Task instructions.
Extract the lines of the material below, beginning with the first and ending with the line that holds "bin_width = 0.5". Skip every picture.

Provided data.
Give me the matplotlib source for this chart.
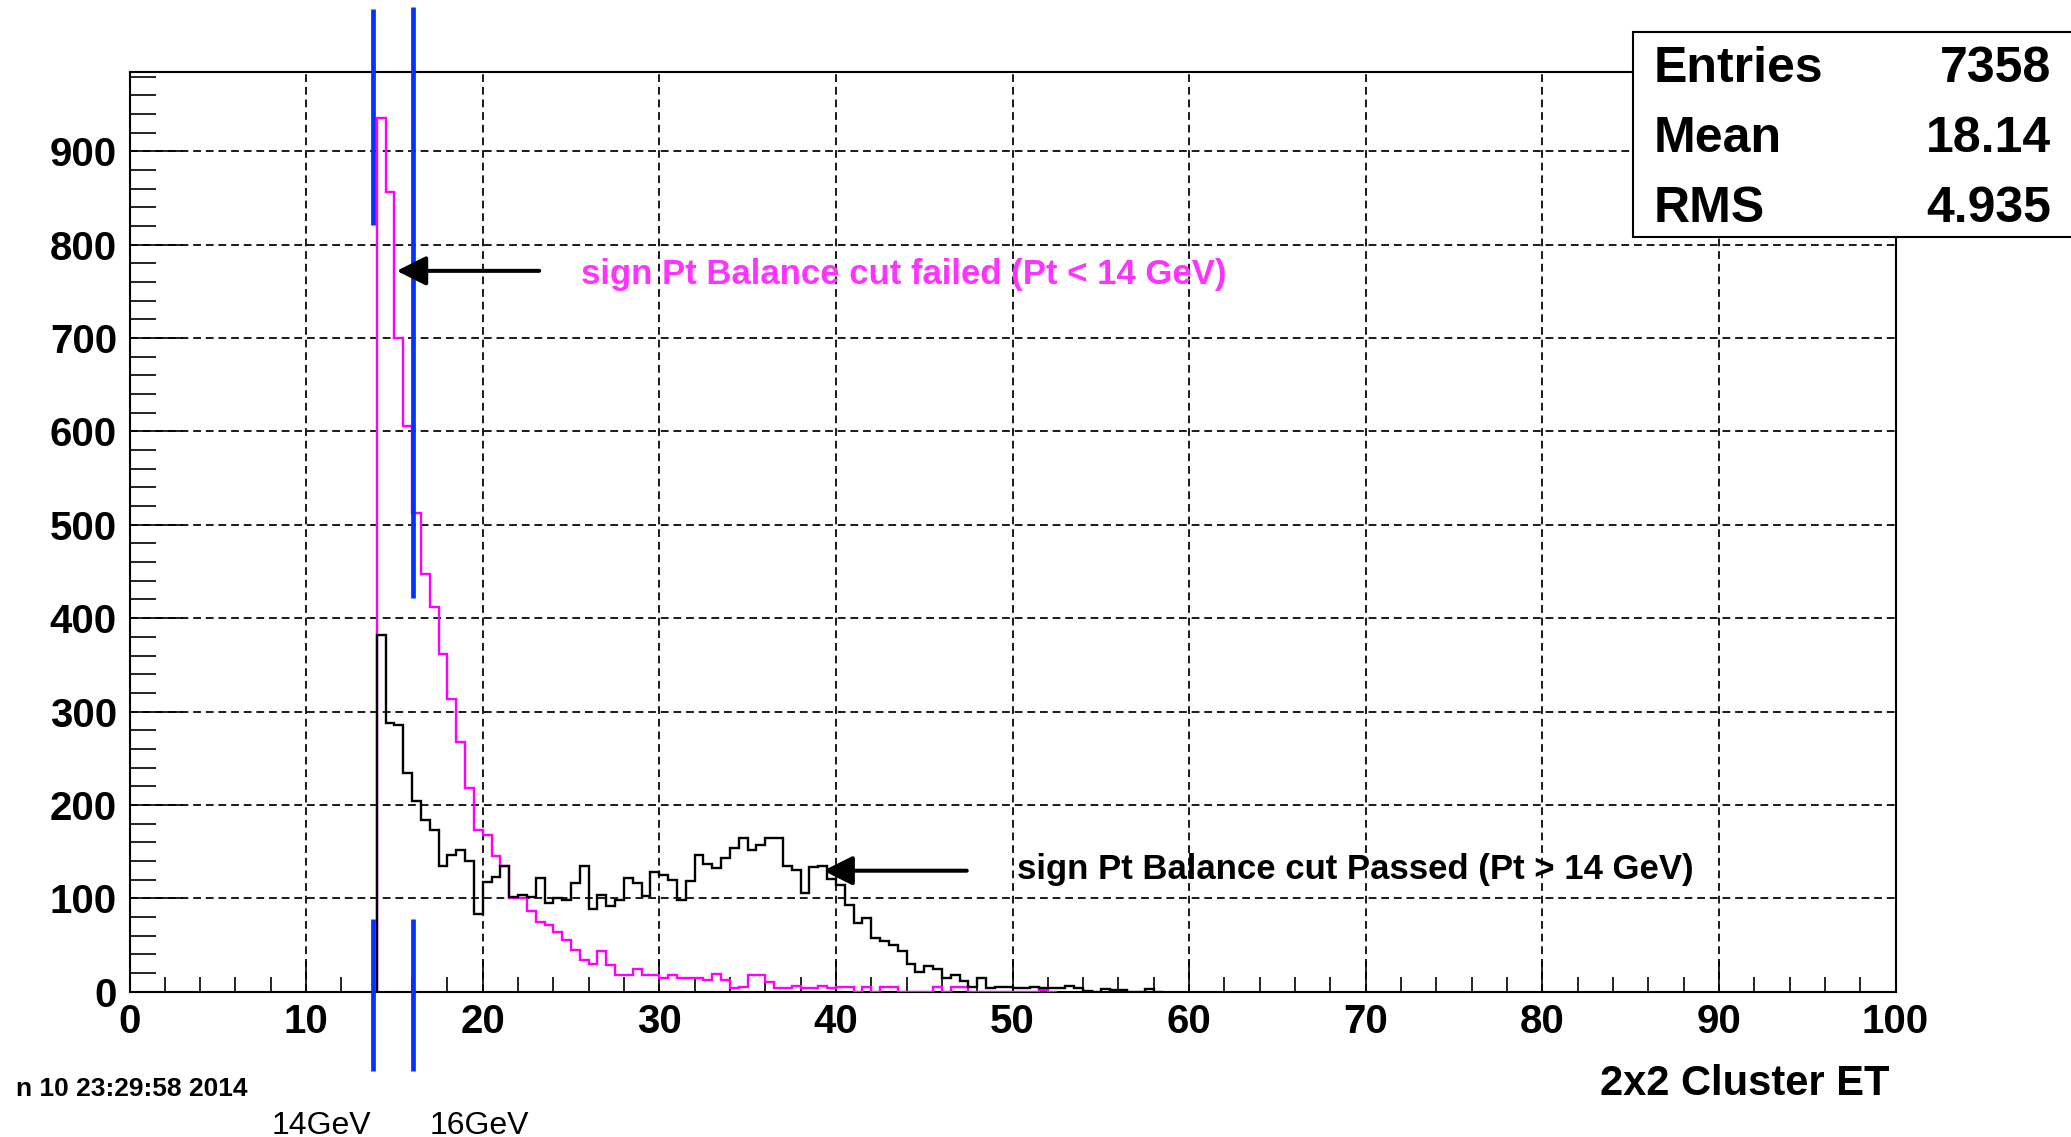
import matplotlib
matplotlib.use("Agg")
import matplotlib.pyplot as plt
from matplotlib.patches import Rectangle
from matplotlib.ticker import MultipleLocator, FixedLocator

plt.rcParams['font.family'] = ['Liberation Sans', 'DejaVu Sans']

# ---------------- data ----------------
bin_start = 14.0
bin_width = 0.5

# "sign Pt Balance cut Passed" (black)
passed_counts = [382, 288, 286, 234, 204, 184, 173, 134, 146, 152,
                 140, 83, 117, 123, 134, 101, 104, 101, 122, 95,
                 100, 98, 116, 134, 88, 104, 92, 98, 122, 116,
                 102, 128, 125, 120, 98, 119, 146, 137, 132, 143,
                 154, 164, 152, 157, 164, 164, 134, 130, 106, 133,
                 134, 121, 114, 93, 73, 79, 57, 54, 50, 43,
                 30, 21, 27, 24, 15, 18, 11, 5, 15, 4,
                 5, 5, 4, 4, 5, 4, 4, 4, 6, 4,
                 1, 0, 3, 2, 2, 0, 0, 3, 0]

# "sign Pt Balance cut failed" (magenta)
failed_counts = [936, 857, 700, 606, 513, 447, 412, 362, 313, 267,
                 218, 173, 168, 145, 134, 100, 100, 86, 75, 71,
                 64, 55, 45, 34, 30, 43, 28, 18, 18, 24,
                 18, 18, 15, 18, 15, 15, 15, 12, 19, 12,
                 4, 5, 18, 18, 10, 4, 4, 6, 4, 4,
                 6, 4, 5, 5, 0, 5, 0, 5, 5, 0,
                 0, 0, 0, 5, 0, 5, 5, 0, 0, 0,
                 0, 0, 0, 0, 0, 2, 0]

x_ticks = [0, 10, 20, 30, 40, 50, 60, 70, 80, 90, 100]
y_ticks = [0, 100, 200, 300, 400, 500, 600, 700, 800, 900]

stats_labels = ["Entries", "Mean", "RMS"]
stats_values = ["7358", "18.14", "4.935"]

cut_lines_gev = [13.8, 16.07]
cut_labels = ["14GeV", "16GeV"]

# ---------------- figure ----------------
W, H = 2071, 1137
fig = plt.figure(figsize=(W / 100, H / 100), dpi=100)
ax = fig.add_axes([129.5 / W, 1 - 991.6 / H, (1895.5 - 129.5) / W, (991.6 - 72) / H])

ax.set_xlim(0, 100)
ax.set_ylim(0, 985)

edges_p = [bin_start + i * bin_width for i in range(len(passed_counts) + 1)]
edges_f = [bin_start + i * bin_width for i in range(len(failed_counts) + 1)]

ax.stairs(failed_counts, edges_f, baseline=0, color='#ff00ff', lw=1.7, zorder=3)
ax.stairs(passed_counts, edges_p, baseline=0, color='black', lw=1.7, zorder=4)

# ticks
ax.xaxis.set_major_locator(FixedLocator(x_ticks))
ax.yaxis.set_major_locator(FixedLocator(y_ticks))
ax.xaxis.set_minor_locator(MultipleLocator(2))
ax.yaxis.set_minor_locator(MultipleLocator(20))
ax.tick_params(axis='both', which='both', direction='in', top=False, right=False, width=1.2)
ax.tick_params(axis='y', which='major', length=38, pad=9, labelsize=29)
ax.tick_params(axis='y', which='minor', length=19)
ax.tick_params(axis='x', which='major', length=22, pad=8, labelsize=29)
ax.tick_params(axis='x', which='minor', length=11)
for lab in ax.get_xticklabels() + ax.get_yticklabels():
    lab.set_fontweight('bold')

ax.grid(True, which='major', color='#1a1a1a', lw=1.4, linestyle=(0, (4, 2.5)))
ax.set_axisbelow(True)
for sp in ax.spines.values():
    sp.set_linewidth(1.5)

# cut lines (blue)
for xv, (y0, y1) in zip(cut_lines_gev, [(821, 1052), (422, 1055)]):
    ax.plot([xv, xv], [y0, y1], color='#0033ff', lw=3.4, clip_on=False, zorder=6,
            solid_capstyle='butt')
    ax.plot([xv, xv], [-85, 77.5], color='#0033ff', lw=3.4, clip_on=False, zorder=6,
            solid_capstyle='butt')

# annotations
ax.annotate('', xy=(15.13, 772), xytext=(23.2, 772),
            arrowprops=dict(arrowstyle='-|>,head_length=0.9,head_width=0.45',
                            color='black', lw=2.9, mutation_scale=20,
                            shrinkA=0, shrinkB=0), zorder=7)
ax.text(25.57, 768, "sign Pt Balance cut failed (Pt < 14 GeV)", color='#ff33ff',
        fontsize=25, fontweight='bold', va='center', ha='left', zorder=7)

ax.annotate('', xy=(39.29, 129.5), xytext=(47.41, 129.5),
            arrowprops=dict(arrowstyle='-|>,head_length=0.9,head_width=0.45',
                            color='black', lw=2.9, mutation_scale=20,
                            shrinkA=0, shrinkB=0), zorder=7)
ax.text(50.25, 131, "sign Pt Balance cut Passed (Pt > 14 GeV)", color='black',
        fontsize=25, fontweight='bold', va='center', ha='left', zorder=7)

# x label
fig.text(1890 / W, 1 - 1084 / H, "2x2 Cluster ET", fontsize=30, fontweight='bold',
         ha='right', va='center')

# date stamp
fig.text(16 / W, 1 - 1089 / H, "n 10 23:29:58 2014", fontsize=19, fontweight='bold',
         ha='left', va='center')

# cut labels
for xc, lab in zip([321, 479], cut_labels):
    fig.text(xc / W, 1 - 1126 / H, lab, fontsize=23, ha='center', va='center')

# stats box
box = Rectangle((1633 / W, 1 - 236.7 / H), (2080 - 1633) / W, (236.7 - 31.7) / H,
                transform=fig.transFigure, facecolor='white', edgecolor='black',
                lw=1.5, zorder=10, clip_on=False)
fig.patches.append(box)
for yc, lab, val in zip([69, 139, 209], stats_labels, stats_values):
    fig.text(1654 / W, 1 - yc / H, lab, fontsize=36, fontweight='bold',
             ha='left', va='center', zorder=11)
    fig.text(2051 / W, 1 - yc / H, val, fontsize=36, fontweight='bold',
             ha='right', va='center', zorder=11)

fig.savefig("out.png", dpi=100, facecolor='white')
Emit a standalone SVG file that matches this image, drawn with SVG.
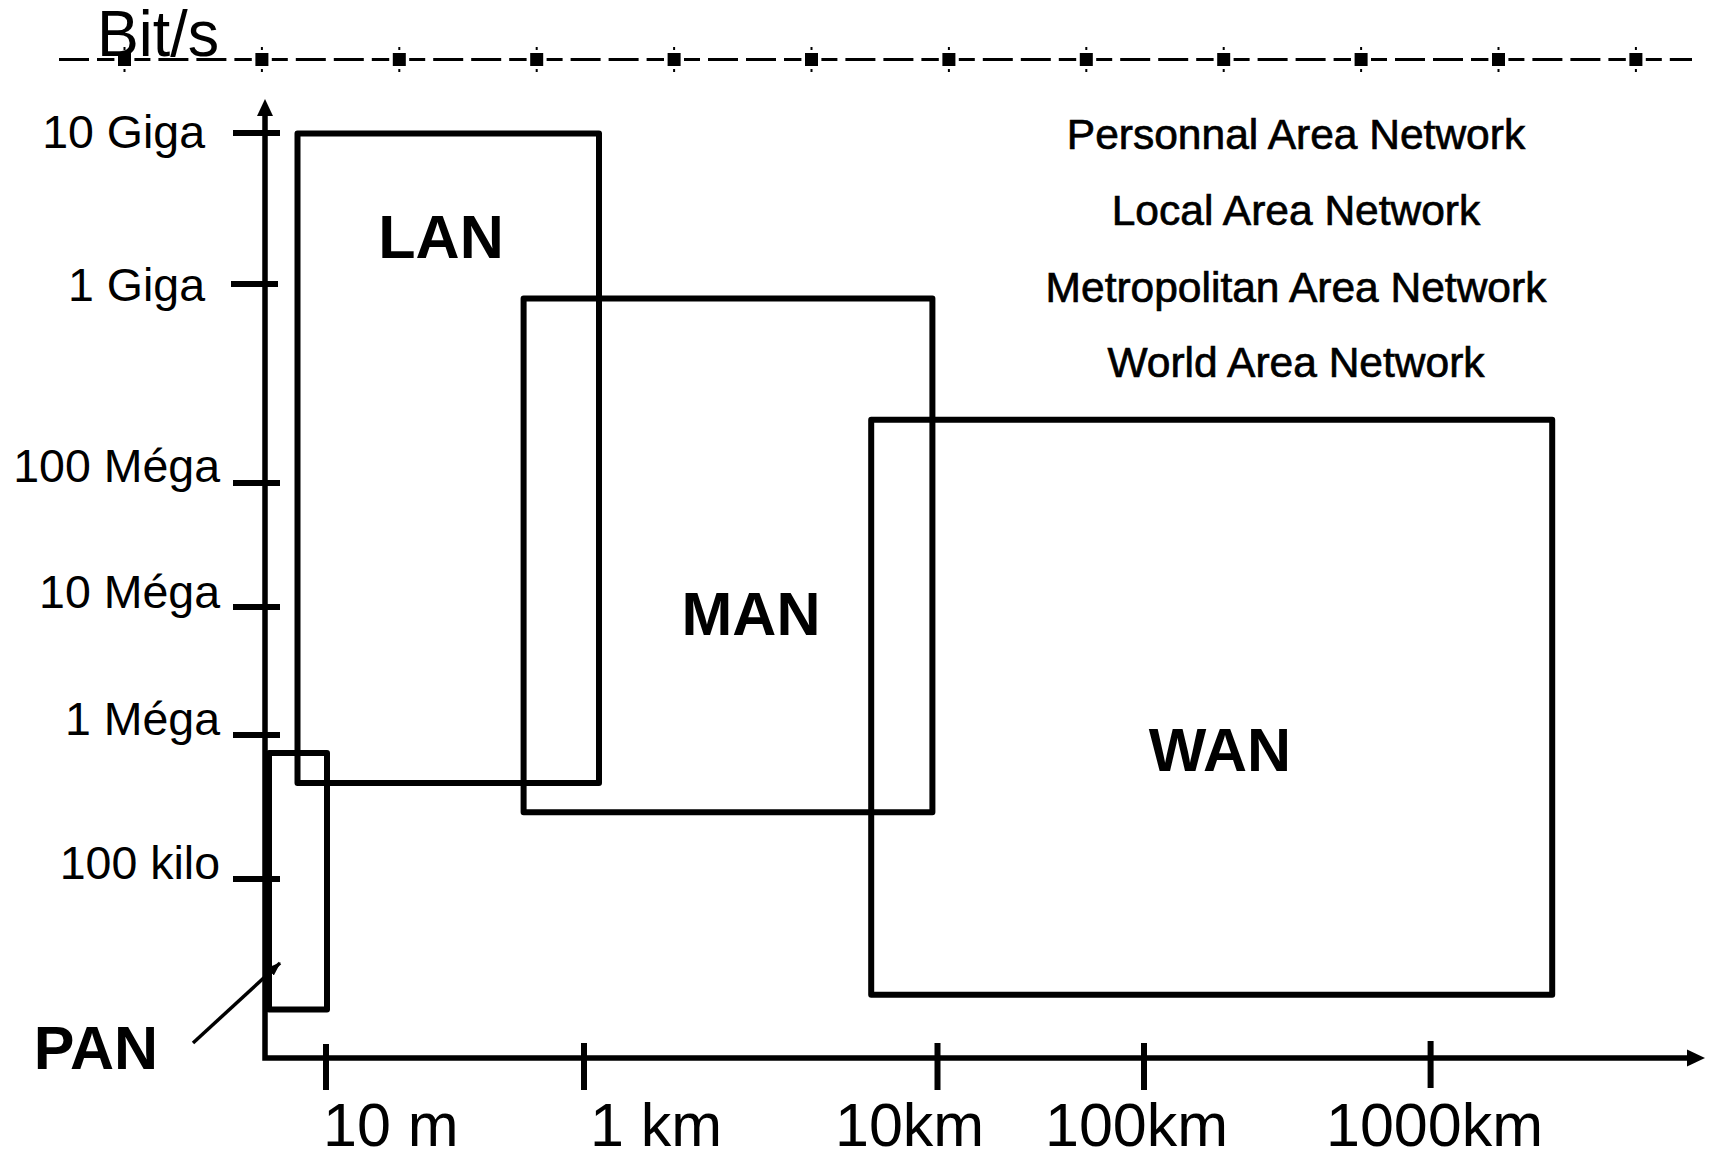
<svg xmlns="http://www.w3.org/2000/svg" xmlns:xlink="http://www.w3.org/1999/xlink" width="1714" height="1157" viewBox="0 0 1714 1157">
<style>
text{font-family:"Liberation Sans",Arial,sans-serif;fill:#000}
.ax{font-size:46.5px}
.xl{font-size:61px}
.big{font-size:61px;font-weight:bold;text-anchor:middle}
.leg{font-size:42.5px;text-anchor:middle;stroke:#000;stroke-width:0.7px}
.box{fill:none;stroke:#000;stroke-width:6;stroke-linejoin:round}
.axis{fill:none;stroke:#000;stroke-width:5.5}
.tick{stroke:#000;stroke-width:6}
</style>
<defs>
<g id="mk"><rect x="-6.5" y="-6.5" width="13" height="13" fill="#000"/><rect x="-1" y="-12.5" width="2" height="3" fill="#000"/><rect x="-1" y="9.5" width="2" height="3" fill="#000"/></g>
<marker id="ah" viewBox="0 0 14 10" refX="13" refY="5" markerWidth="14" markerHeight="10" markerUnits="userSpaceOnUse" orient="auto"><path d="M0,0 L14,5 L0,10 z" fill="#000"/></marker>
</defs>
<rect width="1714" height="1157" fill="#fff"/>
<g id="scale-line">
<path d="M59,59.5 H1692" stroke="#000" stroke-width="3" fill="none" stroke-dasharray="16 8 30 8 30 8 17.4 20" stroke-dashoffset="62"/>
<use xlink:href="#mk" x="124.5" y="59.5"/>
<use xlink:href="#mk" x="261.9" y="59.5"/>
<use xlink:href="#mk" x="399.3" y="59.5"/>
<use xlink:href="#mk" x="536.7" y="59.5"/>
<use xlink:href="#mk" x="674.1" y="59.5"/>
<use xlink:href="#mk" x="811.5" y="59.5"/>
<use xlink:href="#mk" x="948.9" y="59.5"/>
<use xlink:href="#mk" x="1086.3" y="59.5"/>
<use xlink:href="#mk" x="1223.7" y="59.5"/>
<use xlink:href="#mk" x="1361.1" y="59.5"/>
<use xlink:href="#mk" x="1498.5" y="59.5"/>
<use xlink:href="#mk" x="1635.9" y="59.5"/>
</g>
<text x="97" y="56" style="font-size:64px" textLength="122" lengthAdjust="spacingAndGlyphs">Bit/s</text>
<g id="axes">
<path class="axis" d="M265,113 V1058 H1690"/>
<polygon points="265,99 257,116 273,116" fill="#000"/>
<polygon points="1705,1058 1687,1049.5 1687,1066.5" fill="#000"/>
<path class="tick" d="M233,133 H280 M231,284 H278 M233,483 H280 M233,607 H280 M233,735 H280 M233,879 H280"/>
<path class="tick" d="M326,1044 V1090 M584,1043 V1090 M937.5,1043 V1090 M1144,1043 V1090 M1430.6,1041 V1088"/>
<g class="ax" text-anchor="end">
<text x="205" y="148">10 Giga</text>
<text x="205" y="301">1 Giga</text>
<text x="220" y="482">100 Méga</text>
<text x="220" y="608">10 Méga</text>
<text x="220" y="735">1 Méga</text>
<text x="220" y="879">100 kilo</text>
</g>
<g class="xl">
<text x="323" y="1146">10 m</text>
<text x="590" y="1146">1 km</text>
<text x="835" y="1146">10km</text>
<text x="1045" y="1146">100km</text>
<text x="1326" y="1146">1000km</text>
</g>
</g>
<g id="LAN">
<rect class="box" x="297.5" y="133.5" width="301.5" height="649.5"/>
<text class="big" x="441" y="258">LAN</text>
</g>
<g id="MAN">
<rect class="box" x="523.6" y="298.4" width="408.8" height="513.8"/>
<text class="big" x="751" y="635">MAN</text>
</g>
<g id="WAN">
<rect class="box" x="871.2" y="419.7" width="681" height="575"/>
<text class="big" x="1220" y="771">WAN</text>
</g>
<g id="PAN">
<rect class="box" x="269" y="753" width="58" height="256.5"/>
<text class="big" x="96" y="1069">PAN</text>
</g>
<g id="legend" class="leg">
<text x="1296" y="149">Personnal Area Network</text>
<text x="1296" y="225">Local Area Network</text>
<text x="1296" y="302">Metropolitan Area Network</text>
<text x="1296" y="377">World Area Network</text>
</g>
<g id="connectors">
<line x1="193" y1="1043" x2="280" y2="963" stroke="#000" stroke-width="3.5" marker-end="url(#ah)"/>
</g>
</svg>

Problem solution.
Give me the matplotlib source for this chart.
import matplotlib
matplotlib.use("Agg")
import matplotlib.pyplot as plt
from matplotlib.patches import Rectangle
from matplotlib.ticker import MultipleLocator, FixedLocator

plt.rcParams['font.family'] = ['Liberation Sans', 'DejaVu Sans']

# ---------------- data ----------------
bin_start = 14.0
bin_width = 0.5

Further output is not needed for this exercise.